CHEETAHS OR HUNTING LEOPARDS.
(Photo by Ottomar Anschütz, Berlin.)
The Zoological Garden in Hanover is well worth a visit. It is situated in a shady wood, and contains some very quaint houses. The first house one encounters is devoted to cranes and herons. In the centre of the Garden is a duck-pond with an island in the middle, upon which are placed what look like tiny dog-kennels. In these little houses the water-fowl build their nests. In the monkey house were a hamadrya and a remarkably fine baboon, both animals comparatively rare in collections. There is a substantially built bear castle well filled, and close to it is the concert-hall, in which a fine band was playing when I visited the Garden. From the top of a high arch of rockwork a view of the whole Garden can be obtained, but there are so many trees in it that the view is somewhat disappointing. There is a large and handsome antelope and camel house, with dome and minarets, containing Shetland ponies, camels, zebus, white-tailed gnus, an Oryx leucoryx, black buck, an ostrich, a rhea, some donkeys, a zebra, a roan antelope, and a Cape hartebeest, the last two rarely seen in collections—in fact, the Cape hartebeest is the first I saw on the Continent. He was very nervous and restless, and utterly refused to stand still to be photographed. A lion house contained two remarkably fine lions.

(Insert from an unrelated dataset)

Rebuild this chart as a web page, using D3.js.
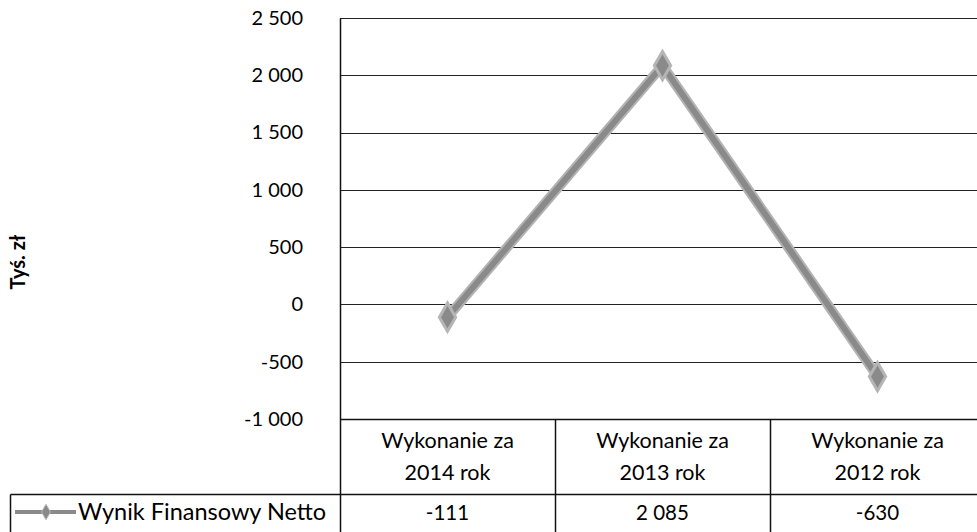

It is curious how wonderfully well lions thrive in captivity and what fine manes they grow. I have seen several lions in the African jungle, but not one had a mane to compare with those carried by menagerie beasts. This is accounted for partly because in a cage there is no thorn-bush to tear the hair, and partly because the food is better and more regular, causing less mange in the skin. Besides lions there were leopards, pumas, cheetahs, a black leopard, and some tiny bear-cubs in the lion house. In a house built just like a church with a steeple was a huge Asiatic elephant, a smaller elephant, and a hippopotamus. Pens of yak and American bison, several deer, dogs, and wolves, and a parrot house brought a very interesting collection to a close.
Crowds of people watched the animals, listened to the band, or drank coffee in the restaurant, the extremely pretty uniforms of numbers of soldiers adding to the picturesqueness of the scene.
CHAPTER XVIII
ZOOLOGISCHER GARTEN, HAMBURG: DIRECTOR, DR. BOLAU
On January 28, 1860, Baron Ernst von Merck, Herr H. Meyer, Consul Schiller, General Consul de Craecket, and others met together and formed a provisional company for the founding of a Zoological Society, the main end and aim of which should be to settle the site of a Zoological Garden in Hamburg. Baron Ernst von Merck was elected President and Herr H. Meyer Vice-president, whilst Consul Schiller was made Treasurer.
On July 10, 1860, the first general meeting of the shareholders took place to consider the construction of the society and the making of regulations. The directors approached the Municipal Council with a view to obtaining a suitable site for a Zoological Garden, and the Council gave a plot of land to the society free of ground-rent for fifty years. The buildings were at once taken in hand by Herr Meuron and Herr Haller, and the landscape-gardening by Herr Jürgens. The capital was taken up by 800 shareholders.
The preparing of the land, which consisted of a large sand-desert, occasioned endless trouble and waste of time and money, especially at the beginning. The Directors, however, were not discouraged, as they were helped not only by large presents of animals, but also of building materials, etc. An otter basin was paid for by Baron von Merck, who, with other gentlemen, gave an important contribution to the bear pit. The main entrance-gate, the wapiti house, the seal enclosure, the tapir house, the antelope house, and the drainage system of the grounds were all given by various individuals. The ladies of Hamburg and Altona opened a subscription, which resulted in the building of an ostrich house.